• **What you have to do**: Repeat verbatim only the lines from the one with "Write the TikZ code for this diagram." through the one with "(cc) at (846.5,286)", both ends kept. Pictures stay out.

• **Entries supplied**:

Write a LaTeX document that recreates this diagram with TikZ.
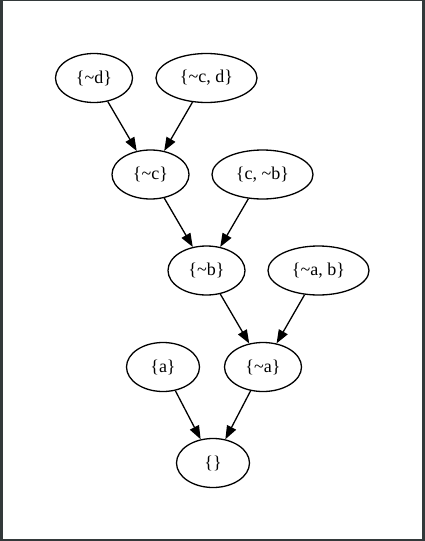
\documentclass[tikz,border=0pt]{standalone}
\usepackage{fontspec}
\setmainfont{Liberation Serif}
\usetikzlibrary{arrows.meta,shapes.geometric}
\definecolor{framecol}{HTML}{33393A}
\newcommand\tld{\textasciitilde}
\begin{document}
\begin{tikzpicture}[x=1pt,y=-1pt,
  lit/.style={draw, ellipse, line width=1.3pt, inner sep=0pt, minimum height=49pt,
              font=\fontsize{18}{21}\selectfont},
  onelit/.style={lit, minimum width=77pt},
  twolit/.style={lit, minimum width=101pt},
  plainlit/.style={lit, minimum width=73pt},
  edgeline/.style={line width=1.3pt, -{Triangle[length=13.5pt,width=10pt]}}]
\useasboundingbox (0,0) rectangle (425,541);
\fill[framecol] (0,0) rectangle (425,541);
\fill[white] (3,1) rectangle (422,539);
\node[onelit] (d1) at (94,78) {\{\tld d\}};
\node[twolit] (cd) at (206.5,78) {\{\tld c, d\}};
\node[onelit] (c1) at (150.5,174.5) {\{\tld c\}};
\node[twolit] (cb) at (262.5,174.5) {\{c, \tld b\}};
\node[onelit] (b1) at (206.5,270.5) {\{\tld b\}};
\node[twolit] (ab) at (318.5,270.5) {\{\tld a, b\}};
\node[plainlit] (a0) at (163,367) {\{a\}};
\node[onelit] (a1) at (263,367) {\{\tld a\}};
\node[plainlit] (e) at (213,463) {\{\}};
\draw[edgeline] (d1) -- (c1);
\draw[edgeline] (cd) -- (c1);
\draw[edgeline] (c1) -- (b1);
\draw[edgeline] (cb) -- (b1);
\draw[edgeline] (b1) -- (a1);
\draw[edgeline] (ab) -- (a1);
\draw[edgeline] (a0) -- (e);
\draw[edgeline] (a1) -- (e);
\end{tikzpicture}
\end{document}
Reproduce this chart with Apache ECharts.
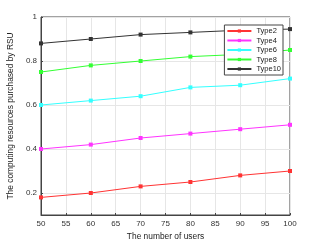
<!DOCTYPE html>
<html><head><meta charset="utf-8">
<script src="https://cdn.jsdelivr.net/npm/echarts@6/dist/echarts.min.js"></script>
<style>html,body{margin:0;padding:0;background:#fff}#c{width:321px;height:241px}</style>
</head><body><div id="c"></div>
<script>
const users = [50, 60, 70, 80, 90, 100];
const xTicks = [50, 55, 60, 65, 70, 75, 80, 85, 90, 95, 100];
const yTicks = [0.2, 0.4, 0.6, 0.8, 1];
const type2 = [0.18, 0.20, 0.23, 0.25, 0.28, 0.30];
const type4 = [0.40, 0.42, 0.45, 0.47, 0.49, 0.51];
const type6 = [0.60, 0.62, 0.64, 0.68, 0.69, 0.72];
const type8 = [0.75, 0.78, 0.80, 0.82, 0.83, 0.85];
const type10 = [0.88, 0.90, 0.92, 0.93, 0.94, 0.945];
const names = ['Type2', 'Type4', 'Type6', 'Type8', 'Type10'];
const colors = ['#ff3333', '#ff33ff', '#33ffff', '#33ff33', '#333333'];
const values = [type2, type4, type6, type8, type10];

const font = 'Liberation Sans, Arial, sans-serif';
const chart = echarts.init(document.getElementById('c'), null, {renderer: 'canvas'});
chart.setOption({
  animation: false,
  backgroundColor: '#fff',
  textStyle: {fontFamily: font},
  grid: {left: 41, right: 31, top: 17, bottom: 26, containLabel: false, outerBoundsMode: 'none',
    show: true, borderColor: '#444', borderWidth: 1, backgroundColor: 'transparent'},
  legend: {
    right: 38, top: 25, orient: 'vertical',
    data: names,
    itemWidth: 24, itemHeight: 4, itemGap: 1.5,
    backgroundColor: '#fff', borderColor: '#444', borderWidth: 1,
    padding: [2, 2, 2, 2],
    textStyle: {fontSize: 7.5, lineHeight: 8, color: '#222', fontFamily: font}
  },
  xAxis: {
    type: 'value', min: 50, max: 100, interval: 5,
    name: 'The number of users', nameLocation: 'middle', nameGap: 15,
    nameTextStyle: {fontSize: 8.4, color: '#222'},
    axisLine: {lineStyle: {color: '#444'}},
    axisTick: {inside: true, length: 2, lineStyle: {color: '#444'}},
    axisLabel: {fontSize: 8, color: '#333', margin: 5, customValues: xTicks},
    splitLine: {lineStyle: {color: '#e6e6e6'}}
  },
  yAxis: {
    type: 'value', min: 0.1, max: 1,
    name: 'The computing resources purchased by RSU', nameLocation: 'middle', nameGap: 18,
    nameTextStyle: {fontSize: 8.4, color: '#222'},
    axisLine: {lineStyle: {color: '#444'}},
    axisTick: {inside: true, length: 2, lineStyle: {color: '#444'}, customValues: yTicks},
    axisLabel: {fontSize: 8, color: '#333', margin: 4, customValues: yTicks, formatter: v => String(+v.toFixed(1))},
    splitLine: {lineStyle: {color: '#e6e6e6'}}
  },
  series: names.map((n, i) => ({
    name: n, type: 'line',
    data: users.map((u, j) => [u, values[i][j]]),
    symbol: 'rect', symbolSize: 4, showSymbol: true,
    itemStyle: {color: colors[i]},
    lineStyle: {color: colors[i], width: 1},
    z: 2
  }))
});
</script></body></html>
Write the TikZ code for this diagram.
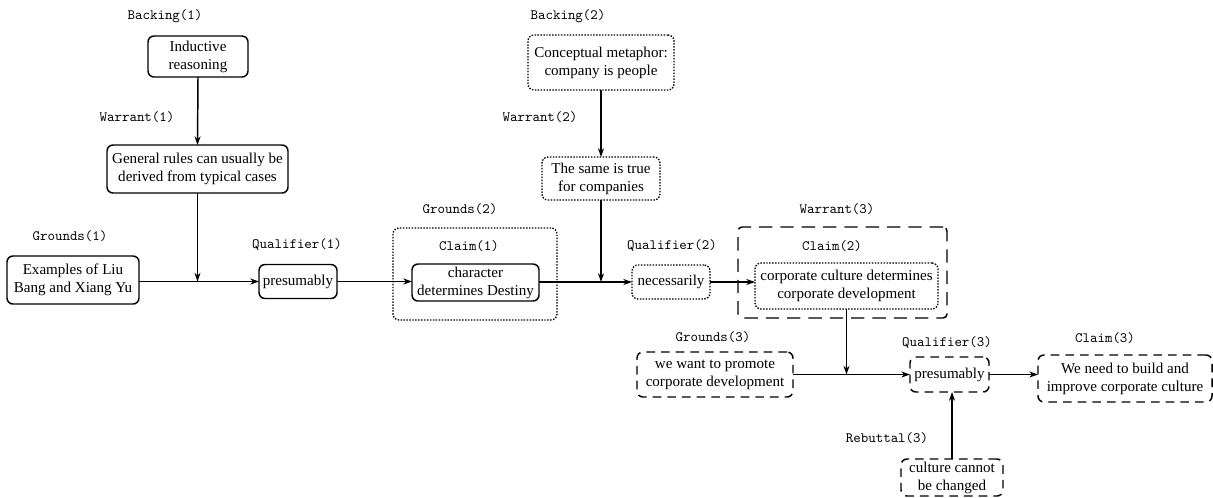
\documentclass[tikz,border=0pt]{standalone}
\usepackage{fontspec}
\setmainfont{Liberation Serif}
\usetikzlibrary{arrows.meta}
\begin{document}
\begin{tikzpicture}[x=0.75pt,y=-0.75pt,
  every node/.style={inner sep=0pt, outer sep=0pt},
  bx/.style 2 args={minimum width=#1*0.75pt, minimum height=#2*0.75pt},
  lbl/.style={font=\ttfamily\fontsize{10.7}{12}\selectfont},
  txt/.style={align=center, font=\fontsize{11.3}{13.6}\selectfont},
  solidbox/.style={txt, draw, line width=1.1pt, rounded corners=4.5pt},
  dotbox/.style={txt, draw, line width=1pt, rounded corners=4.5pt, dash pattern=on 1.1pt off 1.1pt},
  dashbox/.style={txt, draw, line width=1.1pt, rounded corners=4.5pt, dash pattern=on 6.5pt off 4.5pt},
  longdashbox/.style={draw, line width=1.1pt, rounded corners=3pt, dash pattern=on 10pt off 6pt},
  link/.style={line width=1.1pt, -{Stealth[length=6.5pt,width=4.5pt]}},
]
\useasboundingbox (0,0) rectangle (1213,497);

% ---- chain 1 ----
\node[solidbox, bx={100}{41}] (ind) at (198,56.5) {Inductive\\reasoning};
\node[solidbox, bx={181}{48}] (gen) at (197.5,169) {General rules can usually be\\derived from typical cases};
\node[solidbox, bx={132}{48}] (ex) at (73,280) {Examples of Liu\\Bang and Xiang Yu};
\node[solidbox, bx={78}{34}] (pre1) at (298,281.5) {presumably};
\node[dotbox, bx={164}{92}] (g2) at (475,274) {};
\node[solidbox, bx={127}{37}] (char) at (475.5,282.5) {character\\determines Destiny};

% ---- chain 2 ----
\node[dotbox, bx={146}{55}] (con) at (601,62.5) {Conceptual metaphor:\\company is people};
\node[dotbox, bx={118}{43}] (same) at (601,178.5) {The same is true\\for companies};
\node[dotbox, bx={78}{34}] (nec) at (671,282) {necessarily};
\node[longdashbox, bx={209}{91}] (w3) at (842.5,272.5) {};
\node[dotbox, bx={183}{46}] (cc) at (846.5,286) {corporate culture determines\\corporate development};

% ---- chain 3 ----
\node[dashbox, bx={156}{45}] (want) at (715,374.5) {we want to promote\\corporate development};
\node[dashbox, bx={79}{35}] (pre3) at (949.5,374.5) {presumably};
\node[dashbox, bx={174}{47}] (cl3) at (1125,378.5) {We need to build and\\improve corporate culture};
\node[dashbox, bx={102}{37}] (reb) at (952,477.5) {culture cannot\\be changed};

% ---- role labels ----
\node[lbl] (lbBack1) at (165,16) {Backing(1)};
\node[lbl] (lbWar1) at (137,117) {Warrant(1)};
\node[lbl] (lbGr1) at (70,236) {Grounds(1)};
\node[lbl] (lbQu1) at (297,245) {Qualifier(1)};
\node[lbl] (lbGr2) at (460,209) {Grounds(2)};
\node[lbl] (lbCl1) at (469,246) {Claim(1)};
\node[lbl] (lbBack2) at (568,16) {Backing(2)};
\node[lbl] (lbWar2) at (540,117) {Warrant(2)};
\node[lbl] (lbQu2) at (672,246) {Qualifier(2)};
\node[lbl] (lbWar3) at (837,209) {Warrant(3)};
\node[lbl] (lbCl2) at (832,246) {Claim(2)};
\node[lbl] (lbGr3) at (713,337) {Grounds(3)};
\node[lbl] (lbQu3) at (947,343) {Qualifier(3)};
\node[lbl] (lbCl3) at (1105,338) {Claim(3)};
\node[lbl] (lbReb3) at (887,438) {Rebuttal(3)};

% ---- connectors ----
\draw[link] (ind.south) -- (gen.north);
\draw[link] (ex.east |- pre1.west) -- (pre1.west);
\draw[link] (gen.south) -- (gen.south |- pre1.west);
\draw[link] (pre1.east) -- (pre1.east -| char.west);
\draw[link] (con.south) -- (same.north);
\draw[link] (char.east |- nec.west) -- (nec.west);
\draw[link] (same.south) -- (same.south |- nec.west);
\draw[link] (nec.east) -- (nec.east -| cc.west);
\draw[link] (cc.south) -- (cc.south |- want.east);
\draw[link] (want.east) -- (pre3.west);
\draw[link] (pre3.east) -- (pre3.east -| cl3.west);
\draw[link] (reb.north) -- (reb.north |- pre3.south);
\end{tikzpicture}
\end{document}
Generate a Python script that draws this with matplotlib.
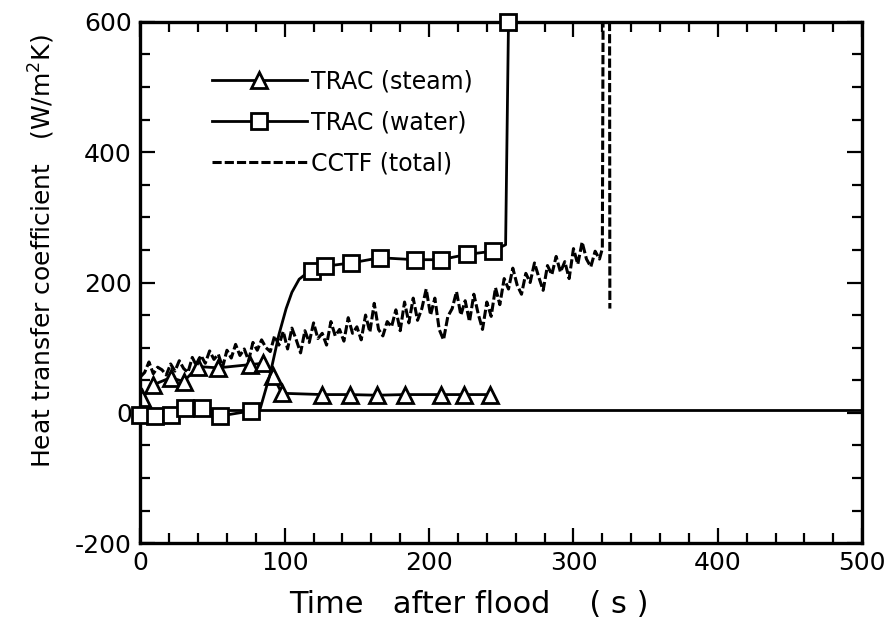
import matplotlib
matplotlib.use('Agg')
import matplotlib.pyplot as plt
from matplotlib.ticker import MultipleLocator

plt.rcParams['font.family'] = ['DejaVu Sans']
plt.rcParams['axes.unicode_minus'] = False

# TRAC steam (triangles)
steam_t = [1, 9, 21, 30, 40, 54, 76, 85, 92, 98, 126, 145, 164, 183, 208, 224, 242]
steam_h = [22, 43, 54, 48, 71, 69, 74, 76, 56, 30, 28, 28, 27, 28, 28, 28, 28]

# TRAC water (squares)
water_t = [0, 10, 21, 31, 43, 55, 77, 83, 90, 96, 101, 105, 110, 114, 119, 128,
           146, 166, 190, 208, 226, 244, 253, 255]
water_h = [-3, -5, -3, 8, 8, -5, 3, 6, 60, 120, 160, 185, 205, 212, 217, 225,
           230, 238, 235, 235, 243, 248, 258, 600]
water_marks = [0, 1, 2, 3, 4, 5, 6, 14, 15, 16, 17, 18, 19, 20, 21, 23]

# CCTF total (measured, noisy)
cctf_t = [0, 3, 6, 9, 12, 15, 18, 21, 24, 27, 30, 33, 36, 39, 42, 45, 48, 51, 54, 57,
          60, 63, 66, 69, 72, 75, 78, 81, 84, 87, 90, 93, 96, 99, 102, 105, 108, 111,
          114, 117, 120, 123, 126, 129, 132, 135, 138, 141, 144, 147, 150, 153, 156,
          159, 162, 165, 168, 171, 174, 177, 180, 183, 186, 189, 192, 195, 198, 201,
          204, 207, 210, 213, 216, 219, 222, 225, 228, 231, 234, 237, 240, 243, 246,
          249, 252, 255, 258, 261, 264, 267, 270, 273, 276, 279, 282, 285, 288, 291,
          294, 297, 300, 303, 306, 309, 312, 315, 318, 320, 320.5, 325, 325.2]
cctf_h = [55, 62, 78, 60, 70, 66, 58, 75, 64, 80, 68, 62, 85, 72, 88, 76, 95, 82, 90, 70,
          96, 84, 105, 88, 98, 80, 108, 96, 112, 100, 94, 118, 104, 125, 98, 130, 112, 92,
          126, 108, 138, 114, 122, 104, 140, 118, 128, 110, 146, 122, 132, 112, 150,
          124, 168, 128, 118, 140, 132, 158, 126, 170, 138, 176, 142, 160, 190, 150,
          176, 128, 112, 148, 160, 186, 150, 172, 140, 182, 152, 128, 170, 148, 192,
          166, 206, 190, 222, 196, 182, 214, 200, 230, 208, 188, 226, 212, 240, 216,
          232, 206, 252, 228, 262, 236, 224, 248, 236, 252, 600, 600, 160]

fig = plt.figure(figsize=(8.88, 6.25), dpi=100)
ax = fig.add_axes([0.158, 0.131, 0.813, 0.834])

ax.axhline(5, color='black', lw=2)
ax.plot(steam_t, steam_h, color='black', lw=2, marker='^', ms=12,
        mfc='white', mec='black', mew=2, label='TRAC (steam)')
ax.plot(water_t, water_h, color='black', lw=2, marker='s', ms=11,
        mfc='white', mec='black', mew=2, markevery=water_marks,
        clip_on=False, zorder=4, label='TRAC (water)')
ax.plot(cctf_t, cctf_h, color='black', lw=2.2, linestyle=(0, (3, 1)),
        label='CCTF (total)')

ax.set_xlim(0, 500)
ax.set_ylim(-200, 600)
ax.xaxis.set_major_locator(MultipleLocator(100))
ax.xaxis.set_minor_locator(MultipleLocator(20))
ax.yaxis.set_major_locator(MultipleLocator(200))
ax.yaxis.set_minor_locator(MultipleLocator(50))
ax.tick_params(which='both', direction='in', top=True, right=True,
               labelsize=18, width=1.6, pad=6)
ax.tick_params(which='major', length=11)
ax.tick_params(which='minor', length=7)
for sp in ax.spines.values():
    sp.set_linewidth(2.4)

ax.set_xlabel('Time   after flood    ( s )', fontsize=22)
ax.xaxis.set_label_coords(0.455, -0.09)
ax.set_ylabel('Heat transfer coefficient   (W/m$^2$K)', fontsize=18)
ax.yaxis.set_label_coords(-0.115, 0.56)

ax.legend(loc='upper left', bbox_to_anchor=(0.07, 0.95), frameon=False,
          fontsize=17, handlelength=4.0, handletextpad=0.2, labelspacing=0.72)

fig.savefig('out.png', dpi=100)
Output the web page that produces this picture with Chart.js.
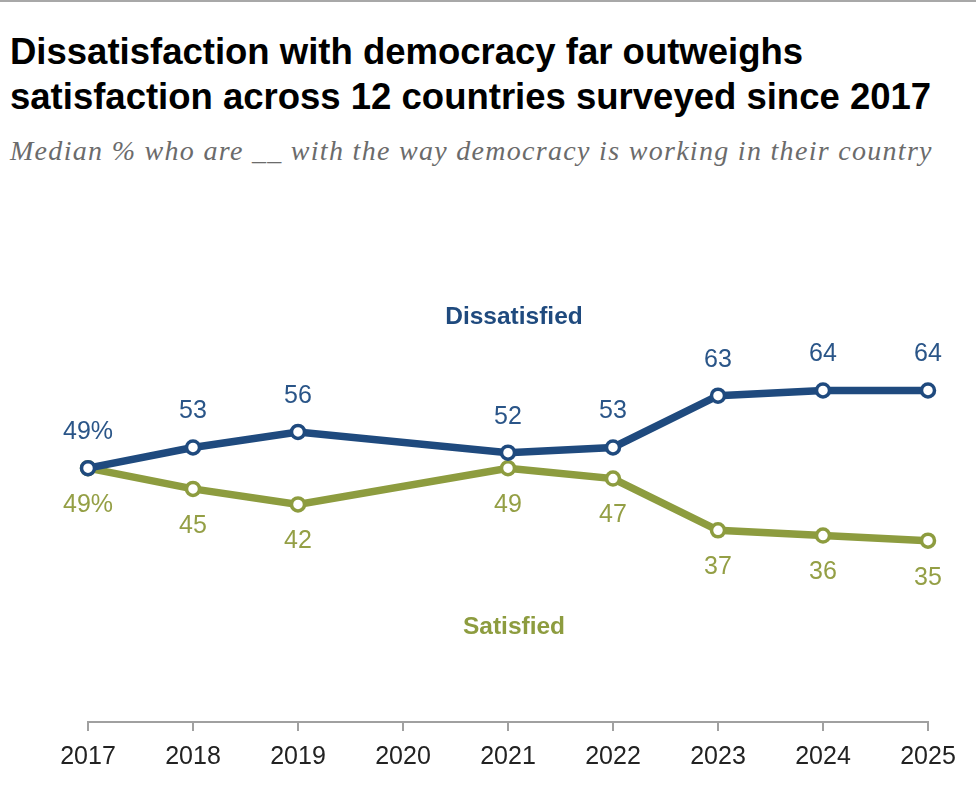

• **Response to the exercise**:
Write the TikZ code for this diagram.
\documentclass[tikz,border=0pt]{standalone}
\usepackage{fontspec}
\setmainfont{Liberation Serif}
\usetikzlibrary{arrows.meta}
\begin{document}
\begin{tikzpicture}[x=0.75pt,y=-0.75pt,
  every node/.style={inner sep=0pt, outer sep=0pt},
  bx/.style 2 args={minimum width=#1*0.75pt, minimum height=#2*0.75pt},
  lbl/.style={font=\ttfamily\fontsize{10.7}{12}\selectfont},
  txt/.style={align=center, font=\fontsize{11.3}{13.6}\selectfont},
  solidbox/.style={txt, draw, line width=1.1pt, rounded corners=4.5pt},
  dotbox/.style={txt, draw, line width=1pt, rounded corners=4.5pt, dash pattern=on 1.1pt off 1.1pt},
  dashbox/.style={txt, draw, line width=1.1pt, rounded corners=4.5pt, dash pattern=on 6.5pt off 4.5pt},
  longdashbox/.style={draw, line width=1.1pt, rounded corners=3pt, dash pattern=on 10pt off 6pt},
  link/.style={line width=1.1pt, -{Stealth[length=6.5pt,width=4.5pt]}},
]
\useasboundingbox (0,0) rectangle (1213,497);

% ---- chain 1 ----
\node[solidbox, bx={100}{41}] (ind) at (198,56.5) {Inductive\\reasoning};
\node[solidbox, bx={181}{48}] (gen) at (197.5,169) {General rules can usually be\\derived from typical cases};
\node[solidbox, bx={132}{48}] (ex) at (73,280) {Examples of Liu\\Bang and Xiang Yu};
\node[solidbox, bx={78}{34}] (pre1) at (298,281.5) {presumably};
\node[dotbox, bx={164}{92}] (g2) at (475,274) {};
\node[solidbox, bx={127}{37}] (char) at (475.5,282.5) {character\\determines Destiny};

% ---- chain 2 ----
\node[dotbox, bx={146}{55}] (con) at (601,62.5) {Conceptual metaphor:\\company is people};
\node[dotbox, bx={118}{43}] (same) at (601,178.5) {The same is true\\for companies};
\node[dotbox, bx={78}{34}] (nec) at (671,282) {necessarily};
\node[longdashbox, bx={209}{91}] (w3) at (842.5,272.5) {};
\node[dotbox, bx={183}{46}] (cc) at (846.5,286) {corporate culture determines\\corporate development};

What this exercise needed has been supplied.